With little hesitation, the Lodi Planning Commission on Wednesday night approved Gregg and Colleen Lewis' request to sell alcohol at their new business.
The Acampo couple said they hope to open the winery by late fall or winter (with presses, fermenting tanks and all).
The business will operate at the former Cottage Bakery restaurant site at 203 S. School St.
Plans call for building a wine tasting room where visitors can watch the winemaking process.
Winemaking classes could eventually be offered, the couple said.
"We're just very excited we were approved," Colleen Lewis said following the unanimous vote, her eyes beaming.
"(We're) looking forward to serving the people of Lodi with goodies," added Greg Lewis.
Questions about customer parking and how the Lewis' will truck their grapes to the site were addressed at the meeting.
Gregg Lewis assured the commission that any trucks that enter the site's parking lot (which is also used by the Shangri La Asian Bistro and Sushi Bar) would not sit there for long.
An entrance will also be expanded to accommodate forklifts as they deliver the grape varietals, Gregg Lewis said.
The commission, along with one of Lodi's top wine promoters, lauded the winery plans.
Mark Chandler, executive director of the Lodi Woodbridge Winegrape Commission, said the Dancing Fox will pump vitality into Downtown.
"This is an exciting project for Lodi," he said. "I think it's a tremendous embellishment."
Along with the winery approval, commissioners also OK'd an Eastside parcel split despite vocal opposition.
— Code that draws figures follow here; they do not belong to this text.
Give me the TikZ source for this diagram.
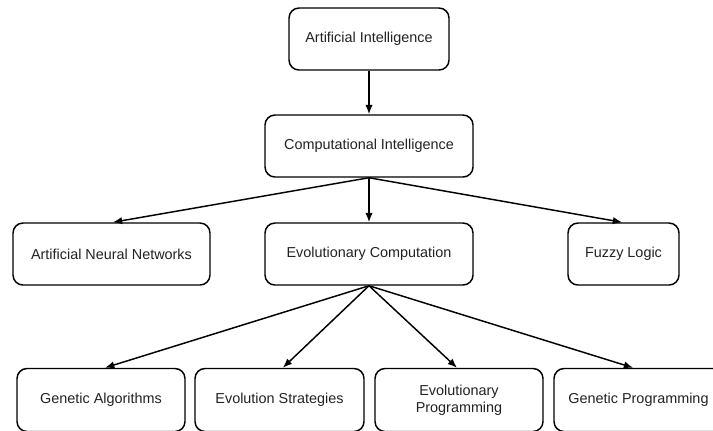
\documentclass[tikz,border=0pt]{standalone}
\usepackage{fontspec}
\setmainfont{Liberation Sans}
\usetikzlibrary{arrows.meta,calc}
\definecolor{ink}{HTML}{222222}
\tikzset{
  box/.style={draw=black, line width=1.1pt, rounded corners=7.5pt, inner sep=0pt,
    minimum height=46.5pt, align=center, text=ink,
    font=\fontsize{10.8}{12.5}\selectfont},
  link/.style={draw=black, line width=1.1pt, -{Latex[length=7pt,width=5.5pt]}}
}
\begin{document}
\begin{tikzpicture}[x=0.75pt,y=-0.75pt]
  \useasboundingbox (0,0) rectangle (713,430);
  \clip (0,0) rectangle (713,430);
  % top levels
  \node[box, minimum width=120pt] (ai) at (369,39) {Artificial Intelligence};
  \node[box, minimum width=156pt] (ci) at (369,146) {Computational Intelligence};
  % middle level
  \node[box, minimum width=147.75pt] (ann) at (111.5,254) {Artificial Neural Networks};
  \node[box, minimum width=156pt] (ec) at (369,254) {Evolutionary Computation};
  \node[box, minimum width=83.25pt] (fl) at (623.5,254) {Fuzzy Logic};
  % bottom level
  \node[box, minimum width=126pt, minimum height=47.25pt] (ga) at (101,400) {Genetic Algorithms};
  \node[box, minimum width=126.75pt, minimum height=47.25pt] (es) at (279.5,400) {Evolution Strategies};
  \node[box, minimum width=126pt, minimum height=47.25pt] (ep) at (459,400) {Evolutionary\\Programming};
  \node[box, minimum width=126.75pt, minimum height=47.25pt] (gp) at (638.5,400) {Genetic Programming};
  % connectors
  \draw[link] (ai.south) -- (ci.north);
  \draw[link] (ci.south) -- ([xshift=1pt]ann.north);
  \draw[link] (ci.south) -- (ec.north);
  \draw[link] (ci.south) -- ([xshift=-1pt]fl.north);
  \draw[link] (ec.south) -- ([xshift=3pt]ga.north);
  \draw[link] (ec.south) -- ([xshift=2.5pt]es.north);
  \draw[link] (ec.south) -- ([xshift=-1.5pt]ep.north);
  \draw[link] (ec.south) -- ([xshift=-4pt]gp.north);
\end{tikzpicture}
\end{document}
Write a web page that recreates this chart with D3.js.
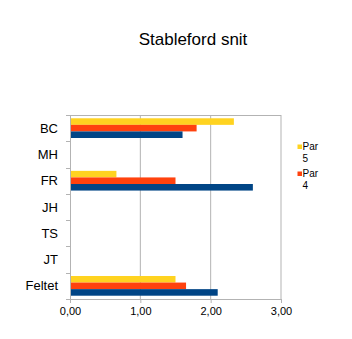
<!DOCTYPE html>
<html><head><meta charset="utf-8">
<script src="https://cdn.jsdelivr.net/npm/d3@7"></script>
<style>body{margin:0;background:#fff}svg{display:block}text{font-family:"Liberation Sans",Arial,sans-serif;fill:#000}</style>
</head><body>
<script>
const categories = ["BC","MH","FR","JH","TS","JT","Feltet"];
const seriesNames = ["Par 5","Par 4","Par 3"];
const par5 = [2.33, null, 0.66, null, null, null, 1.50];
const par4 = [1.80, null, 1.50, null, null, null, 1.65];
const par3 = [1.60, null, 2.60, null, null, null, 2.10];
const colors = ["#ffd320","#ff420e","#004586"];
const xTicks = [0,1,2,3];
const title = "Stableford snit";
const legendEntries = [["Par","5"],["Par","4"]];

const W=352,H=339;
const svg=d3.select("body").append("svg").attr("width",W).attr("height",H);
const L=70,R=281,T=115,B=299;
const x=d3.scaleLinear().domain([0,3]).range([L,R]);
const y=d3.scaleBand().domain(categories).range([T,B]).paddingInner(0.25).paddingOuter(0.125);
const ys=d3.scaleBand().domain(seriesNames).range([0,y.bandwidth()]);
const grid="#b3b3b3";

svg.append("text").attr("x",193).attr("y",45).attr("text-anchor","middle").style("font-size","17px").text(title);

// gridlines
svg.append("g").selectAll("line").data(xTicks.slice(1)).join("line")
 .attr("x1",d=>x(d)).attr("x2",d=>x(d)).attr("y1",T).attr("y2",B).attr("stroke",grid).attr("stroke-width",1);
svg.append("line").attr("x1",L).attr("x2",R).attr("y1",T+0.5).attr("y2",T+0.5).attr("stroke",grid);

// bars
const data=[par5,par4,par3];
data.forEach((arr,si)=>{
  svg.append("g").selectAll("rect").data(categories.map((c,i)=>({c,v:arr[i]})).filter(d=>d.v!=null)).join("rect")
   .attr("x",x(0)).attr("y",d=>y(d.c)+ys(seriesNames[si]))
   .attr("width",d=>x(d.v)-x(0)).attr("height",ys.bandwidth()).attr("fill",colors[si]);
});

// x axis
const xa=svg.append("g").attr("transform",`translate(0,${B})`)
 .call(d3.axisBottom(x).tickValues(xTicks).tickSize(4).tickFormat(d=>d3.format(".2f")(d).replace(".",",")));
xa.select(".domain").attr("stroke",grid);
xa.selectAll(".tick line").attr("stroke",grid);
xa.selectAll("text").style("font-size","11px").attr("dy","0").attr("y",16);

// y axis
svg.append("line").attr("x1",L+0.5).attr("x2",L+0.5).attr("y1",T).attr("y2",B).attr("stroke",grid);
svg.append("g").selectAll("line").data(d3.range(categories.length+1)).join("line")
 .attr("x1",L-4).attr("x2",L).attr("y1",d=>Math.round(T+d*(B-T)/categories.length)+0.5).attr("y2",d=>Math.round(T+d*(B-T)/categories.length)+0.5).attr("stroke",grid);
svg.append("g").selectAll("text").data(categories).join("text")
 .attr("x",58).attr("y",d=>y(d)+y.bandwidth()/2+4.5).attr("text-anchor","end").style("font-size","13px").text(d=>d);

// legend
legendEntries.forEach((e,i)=>{
  const oy=i*27;
  svg.append("rect").attr("x",297.5).attr("y",144.5+oy).attr("width",4.5).attr("height",4.5).attr("fill",colors[i]);
  svg.append("text").attr("x",302.5).attr("y",150+oy).style("font-size","10px").text(e[0]);
  svg.append("text").attr("x",302.5).attr("y",162+oy).style("font-size","10px").text(e[1]);
});
</script>
</body></html>
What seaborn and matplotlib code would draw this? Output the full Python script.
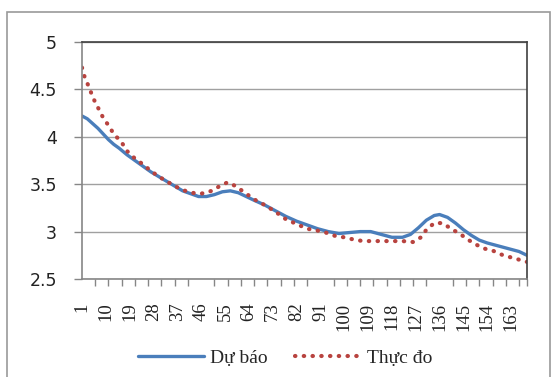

The move allows Randy Heinitz to develop two new parcels on a 15,500 square foot property at 815 S. Washington St.
A duplex now sits at the site, but most of the site is vacant land.
Neighbors said they're very wary of adding more homes to an already crowded community.
Several, including Gloria Hilliard, whose 85-year-old mother lives nearby, said the project will lead to further parking problems.
Several commissioners noted that the 14-foot-wide driveway that all three parcels will use is very narrow.
In a compromise to meet fire safety codes, Heinitz agreed to install fire sprinklers in all the homes.
That didn't seem to allay neighbors' concerns.
"It's a very narrow driveway for anybody to go in or out," Hilliard said, later noting she wants ambulances to be able to access the area as quickly as possible should an emergency arise.
She said she's worried about cars blocking the narrow passage.
"The parking situation is going to be very, very bad," she added. "It's already bad."